Another possibility for bypassing this problem should lie in using galvannealed, coated steel, which is because the iron content of 10% that was already present at the beginning and the absence of a Fe2Al5 bather layer lead to a more homogeneous formation of the coating out of predominantly iron-rich phases. This results in a reduction or elimination of zinc-rich, liquid phases.
“‘STUDY OF CRACKS PROPAGATION INSIDE THE STEEL ON PRESS HARDENED STEEL ZINC BASED COATINGS’, Pascal Drillet, Raisa Grigorieva, Grégory Leuillier, Thomas Vietoris, 8th International Conference on Zinc and Zinc Alloy Coated Steel Sheet, GALVATECH 2011—Conference Proceedings, Genoa (Italy), 2011” indicates that galvanized sheets cannot be processed in the direct method.
EP 1 439 240 B1 has disclosed a method for hot forming a coated steel product; the steel material has a zinc or zinc alloy coating on the surface of the steel material and the steel base material with the coating is heated to a temperature of 700° C. to 1000° C. and hot formed; before the steel base material with the zinc or zinc alloy coating is heated, the coating has an oxide layer that is chiefly composed of zinc oxide in order to prevent the zinc from vaporizing during the heating. A special process sequence is provided for this purpose.
EP 1 642 991 B1 has disclosed a method for hot forming a steel in which a component composed of a boron/manganese steel is heated to a temperature at the Ac3 point or higher, is kept at this temperature, and then the heated steel sheet is formed into the finished component; the formed component is quenched through cooling from the forming temperature during the forming or after the forming in such a way that the cooling rate at the MS point at least corresponds to the critical cooling rate and the average cooling rate of the formed component from the MS point to 200° C. lies in the range from 25° C./s to 150° C./s.
The applicant's patent EP 1 651 789 B1 has disclosed a method for manufacturing hardened components out of sheet steel; according to this method, formed parts composed of a sheet steel that is provided with a cathodic corrosion-protection layer are cold formed and undergo a heat treatment for purposes of austenitization; before, during, or after the cold forming of the formed part, a final trimming of the formed part and required punching procedures or the production of a hole pattern are carried out and the cold forming as well as the trimming and punching and arrangement of the hole pattern on the component are carried out 0.5% to 2% smaller than the dimensions that the final hardened component should have; the formed part, which has been cold formed for the heat treatment, is then heated in contact with atmospheric oxygen in at least some regions to a temperature that permits an austenitization of the steel material and the heated component is then transferred to a die and in this die, a so-called form hardening is carried out in which the contacting and pressing (holding) of the component by the form hardening dies cause the component to be cooled and thus hardened and the cathodic corrosion protection coating is composed of a mixture of essentially zinc and additionally, one or more oxygen-affine elements. As a result, on the surface of the corrosion protection coating, an oxide skin composed of the oxygen-affine elements forms during the heating, which protects the cathodic corrosion protection layer, in particular the zinc layer. In addition, in the method, the scale reduction of the component with regard to its final geometry takes into account the thermal expansion of the component so that neither a calibration nor a forming are required during the form hardening.
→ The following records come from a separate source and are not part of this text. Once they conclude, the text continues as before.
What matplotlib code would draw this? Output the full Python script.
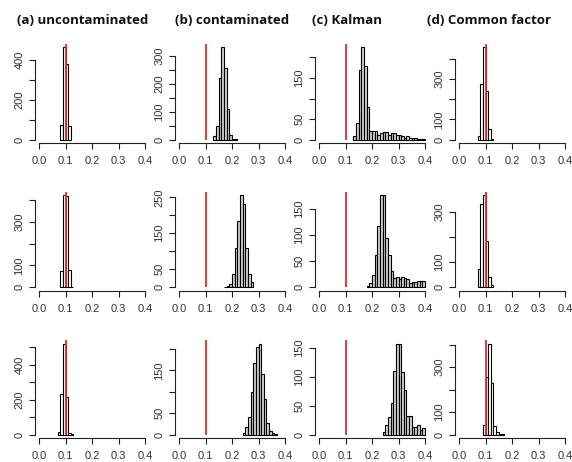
import numpy as np
import matplotlib
matplotlib.use("Agg")
import matplotlib.pyplot as plt

# ---------------- data ----------------
titles = ["(a) uncontaminated", "(b) contaminated", "(c) Kalman", "(d) Common factor"]
x_ticks = [0.0, 0.1, 0.2, 0.3, 0.4]
x_ticklabels = ["0.0", "0.1", "0.2", "0.3", "0.4"]
true_value = 0.1
bin_width = 0.01

# first bin edge and counts for each panel (row, column)
r1a_start, r1a_counts = 0.08, [75, 464, 381, 70]
r1b_start, r1b_counts = 0.13, [12, 50, 220, 330, 255, 110, 18, 3, 1]
r1c_start, r1c_counts = 0.13, [8, 40, 170, 225, 180, 80, 20, 22, 22, 12, 15, 18, 18, 12,
                               15, 15, 10, 10, 8, 5, 8, 5, 3, 3, 2, 1, 1]
r1d_start, r1d_counts = 0.07, [17, 276, 458, 239, 51, 2]

r2a_start, r2a_counts = 0.08, [76, 423, 420, 80, 2]
r2b_start, r2b_counts = 0.17, [1, 2, 8, 35, 110, 185, 255, 232, 110, 36, 14]
r2c_start, r2c_counts = 0.18, [2, 8, 23, 62, 117, 176, 176, 95, 61, 30, 18, 20, 15, 20,
                               18, 15, 8, 9, 10, 12, 12, 12]
r2d_start, r2d_counts = 0.07, [73, 332, 365, 184, 40, 8]

r3a_start, r3a_counts = 0.07, [13, 234, 520, 215, 10, 3]
r3b_start, r3b_counts = 0.24, [5, 17, 42, 100, 167, 204, 212, 142, 84, 28, 9, 3, 1]
r3c_start, r3c_counts = 0.24, [4, 17, 30, 55, 111, 158, 158, 108, 78, 32, 33, 14, 14, 16, 8, 12]
r3d_start, r3d_counts = 0.09, [41, 256, 405, 232, 39, 10, 2, 2]

# y tick step and the tick labels that are shown
r1_ystep = [100, 50, 50, 100]
r1_ylabels = [[0, 200, 400], [0, 100, 200, 300], [0, 50, 150], [0, 100, 300]]
r2_ystep = [100, 50, 50, 100]
r2_ylabels = [[0, 100, 300], [0, 50, 150, 250], [0, 50, 100, 150], [0, 100, 300]]
r3_ystep = [100, 50, 50, 100]
r3_ylabels = [[0, 200, 400], [0, 50, 150], [0, 50, 100, 150], [0, 100, 300]]

panels = [
    [(r1a_start, r1a_counts), (r1b_start, r1b_counts), (r1c_start, r1c_counts), (r1d_start, r1d_counts)],
    [(r2a_start, r2a_counts), (r2b_start, r2b_counts), (r2c_start, r2c_counts), (r2d_start, r2d_counts)],
    [(r3a_start, r3a_counts), (r3b_start, r3b_counts), (r3c_start, r3c_counts), (r3d_start, r3d_counts)],
]
ysteps = [r1_ystep, r2_ystep, r3_ystep]
ylabels = [r1_ylabels, r2_ylabels, r3_ylabels]
fill_colors = ["white", "#cfcfcf", "#cfcfcf", "white"]

# ---------------- layout (pixels) ----------------
W, H = 572, 462
fig = plt.figure(figsize=(W / 100, H / 100), dpi=100)
fig.patch.set_facecolor("white")

col_zero_px = [39, 179, 319, 459]
px_per_unit = 265.0
row_top_px = [43.5, 191.8, 340.0]
row_bottom_px = [143.3, 290.7, 438.3]
title_x_px = [17, 175, 312, 427]
title_y_px = 20

xlo, xhi = -0.016, 0.416
tick_font = dict(family="Liberation Sans", size=8, color="#333333")
axis_col = "#222222"

for r in range(3):
    for c in range(4):
        start, counts = panels[r][c]
        counts = np.asarray(counts, dtype=float)
        edges = start + bin_width * np.arange(len(counts) + 1)
        left = col_zero_px[c] + xlo * px_per_unit
        width = (xhi - xlo) * px_per_unit
        top = row_top_px[r]
        bottom = row_bottom_px[r]
        ax = fig.add_axes([left / W, 1 - bottom / H, width / W, (bottom - top) / H])
        ymax = counts.max()
        ax.set_xlim(xlo, xhi)
        ax.set_ylim(-0.04 * ymax, 1.04 * ymax)
        ax.bar(edges[:-1], counts, width=bin_width, align="edge",
               facecolor=fill_colors[c], edgecolor="black", linewidth=0.8, zorder=2)
        ax.vlines(true_value, 0, 1.04 * ymax, color="#e42a2a", linewidth=1.3, zorder=3)

        for s in ["top", "right"]:
            ax.spines[s].set_visible(False)
        for s in ["left", "bottom"]:
            ax.spines[s].set_color(axis_col)
            ax.spines[s].set_linewidth(0.8)
        ax.spines["bottom"].set_bounds(0, 0.4)
        step = ysteps[r][c]
        yt = np.arange(0, 1.04 * ymax + 1e-9, step)
        ax.spines["left"].set_bounds(0, yt[-1])
        ax.set_xticks(x_ticks)
        ax.set_xticklabels(x_ticklabels, **tick_font)
        ax.set_yticks(yt)
        shown = ylabels[r][c]
        ax.set_yticklabels([str(int(v)) if int(v) in shown else "" for v in yt],
                           rotation=90, va="center", **tick_font)
        ax.tick_params(axis="both", direction="out", length=4.5, width=0.8, color=axis_col)
        ax.tick_params(axis="x", pad=5)
        ax.tick_params(axis="y", pad=3)
        ax.patch.set_alpha(0)

for c in range(4):
    fig.text(title_x_px[c] / W, 1 - title_y_px / H, titles[c], ha="left", va="center",
             family="Open Sans", weight="bold", size=9.5, color="#111111")

fig.savefig("out.png", dpi=100)
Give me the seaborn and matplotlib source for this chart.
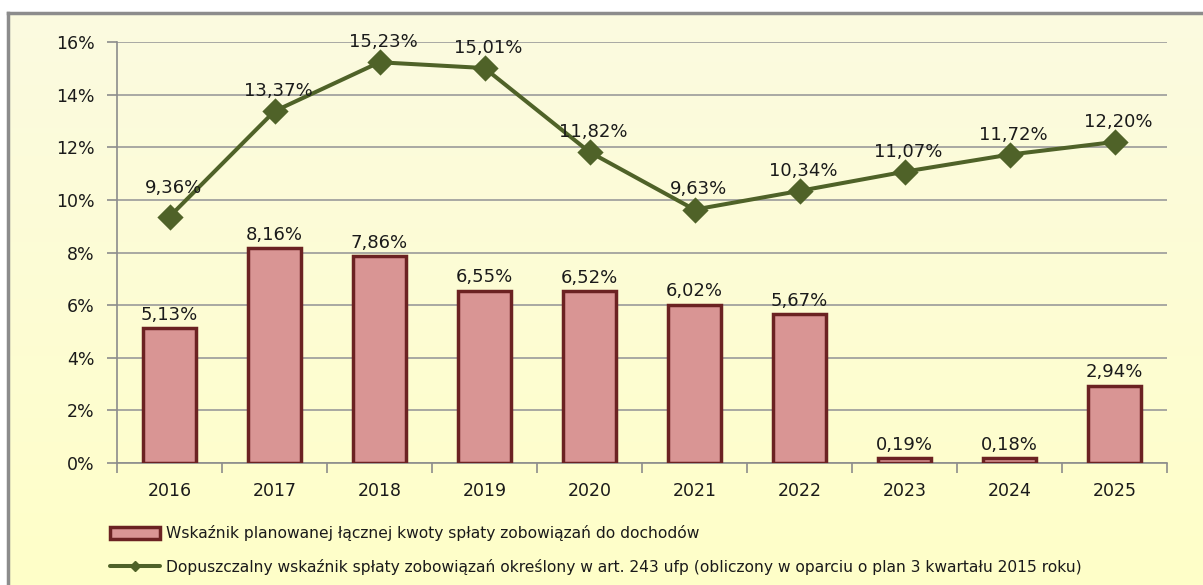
import numpy as np
import pandas as pd
import matplotlib
matplotlib.use("Agg")
import matplotlib.pyplot as plt
import seaborn as sns
from matplotlib.patches import Patch
from matplotlib.lines import Line2D
from matplotlib.colors import LinearSegmentedColormap

years = ["2016", "2017", "2018", "2019", "2020", "2021", "2022", "2023", "2024", "2025"]
bar_values = [5.13, 8.16, 7.86, 6.55, 6.52, 6.02, 5.67, 0.19, 0.18, 2.94]
line_values = [9.36, 13.37, 15.23, 15.01, 11.82, 9.63, 10.34, 11.07, 11.72, 12.20]
y_ticks = [0, 2, 4, 6, 8, 10, 12, 14, 16]
bar_label = "Wskaźnik planowanej łącznej kwoty spłaty zobowiązań do dochodów"
line_label = "Dopuszczalny wskaźnik spłaty zobowiązań określony w art. 243 ufp (obliczony w oparciu o plan 3 kwartału 2015 roku)"

sns.set_theme(style="white")
plt.rcParams['font.family'] = ['DejaVu Sans']

W, H = 1203, 585
fig = plt.figure(figsize=(W / 100, H / 100), dpi=100)
fig.patch.set_facecolor("white")

# background gradient frame
bg = fig.add_axes([8 / W, 0, 1 - 8 / W, 1 - 13 / H])
grad = np.linspace(0, 1, 256).reshape(-1, 1)
cm = LinearSegmentedColormap.from_list("bg", ["#FBFAE0", "#FFFFC8"])
bg.imshow(grad, aspect="auto", cmap=cm, extent=[0, 1, 0, 1], origin="upper")
bg.set_xlim(0, 1); bg.set_ylim(0, 1)
bg.set_xticks([]); bg.set_yticks([])
for s in ["top", "left"]:
    bg.spines[s].set_color("#8C8C8C"); bg.spines[s].set_linewidth(2.5)
for s in ["right", "bottom"]:
    bg.spines[s].set_visible(False)
bg.set_zorder(0)

left, right = 117 / W, 1167 / W
bottom, top = 1 - 463 / H, 1 - 42 / H
ax = fig.add_axes([left, bottom, right - left, top - bottom])
ax.set_zorder(1)
ax.patch.set_alpha(0)

df = pd.DataFrame({"year": years, "bar": bar_values, "line": line_values})
bar_face = "#D99594"
bar_edge = "#6B2222"
line_col = "#4F6228"

sns.barplot(data=df, x="year", y="bar", color=bar_face, edgecolor=bar_edge,
            linewidth=2.5, width=0.5, saturation=1, ax=ax, zorder=3)
sns.pointplot(data=df, x="year", y="line", color=line_col, markers="D",
              markersize=11, linewidth=2.9, ax=ax, zorder=4)

ax.set_xlim(-0.5, 9.5)
ax.set_ylim(0, 16)
ax.set_yticks(y_ticks)
ax.set_yticklabels([f"{t}%" for t in y_ticks], fontsize=12.5, color="#1A1A1A")
ax.yaxis.grid(True, color="#9A9A9A", linewidth=1.2)
ax.set_axisbelow(True)
ax.set_xlabel(""); ax.set_ylabel("")
ax.set_xticks(range(len(years)))
ax.set_xticklabels(years, fontsize=12.5, color="#1A1A1A")
ax.set_xticks(np.arange(-0.5, 10, 1), minor=True)
ax.tick_params(axis="x", which="major", length=0, pad=14)
ax.tick_params(axis="x", which="minor", length=7, color="#8C8C8C", width=1.2, direction="out", bottom=True)
ax.tick_params(axis="y", which="major", length=7, color="#8C8C8C", width=1.2, direction="out", left=True, pad=9)
for s in ["top", "right"]:
    ax.spines[s].set_visible(False)
for s in ["left", "bottom"]:
    ax.spines[s].set_color("#8C8C8C"); ax.spines[s].set_linewidth(1.2)

def fmt(v):
    return f"{v:.2f}".replace(".", ",") + "%"

for i, v in enumerate(bar_values):
    ax.annotate(fmt(v), (i, v), xytext=(0, 3), textcoords="offset points",
                ha="center", va="bottom", fontsize=13, color="#1A1A1A", zorder=6)
for i, v in enumerate(line_values):
    dy = 14 if i == 0 else 8
    ax.annotate(fmt(v), (i, v), xytext=(3, dy), textcoords="offset points",
                ha="center", va="bottom", fontsize=13, color="#1A1A1A", zorder=6)

handles = [
    Patch(facecolor=bar_face, edgecolor=bar_edge, linewidth=2.5),
    Line2D([0], [0], color=line_col, linewidth=2.9, marker="D", markersize=5),
]
leg = fig.legend(handles, [bar_label, line_label], loc="upper left",
                 bbox_to_anchor=(110 / W, 1 - 525 / H), frameon=False, borderpad=0,
                 borderaxespad=0,
                 prop={"family": ["DejaVu Sans"], "size": 11.2},
                 handlelength=3.2, handleheight=0.8, handletextpad=0.4, labelspacing=1.15)
for t in leg.get_texts():
    t.set_color("#1A1A1A")

fig.savefig("out.png", dpi=100, facecolor=fig.get_facecolor())
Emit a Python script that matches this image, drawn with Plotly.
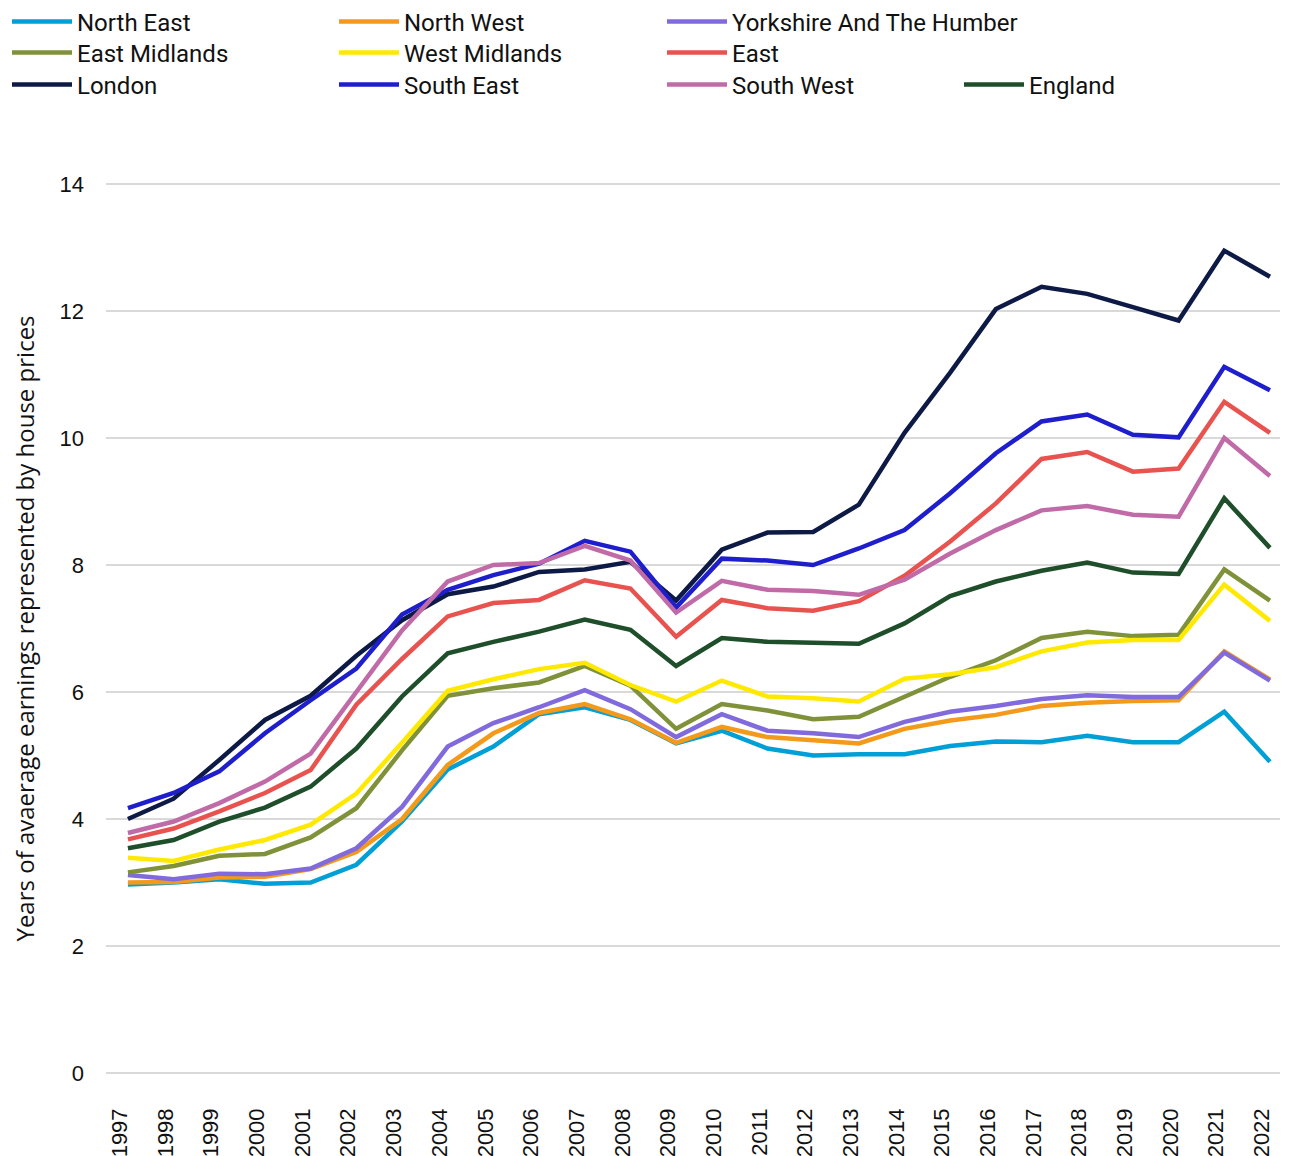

The applicant's patent WO 2010/109012 A1 has disclosed a method for manufacturing partially hardened steel components in which a blank composed of a hardenable steel sheet is subjected to a temperature increase that is sufficient for a quench hardening and after a desired temperature is reached and if need be, after a desired holding time, the blank is transferred to a forming die in which the blank is formed into a component and simultaneously quench hardened or the blank is cold formed and the component resulting from the cold forming is then subjected to a temperature increase, with the temperature increase being carried out so that a component temperature that is required for a quench hardening is reached and the component is then transferred to a die in which the heated component is cooled and thus quench hardened; during the heating of the blank or component for the purpose of increasing the temperature to a temperature required for the hardening, in the regions that should have a lower hardness and/or a higher ductility, absorption masses are placed or are spaced apart from these regions by a narrow gap; the absorption masses, with regard to their expansion and thickness, their thermal conductivity, and their thermal capacity and/or with regard to their emissivity, are especially dimensioned so that the thermal energy acting on the component in the region of the component that remains ductile flows through the component into the absorption mass so that these regions remain cooler and in particular, the temperature required for hardening is not reached or is only partially reached so that these regions cannot harden or can harden only partially.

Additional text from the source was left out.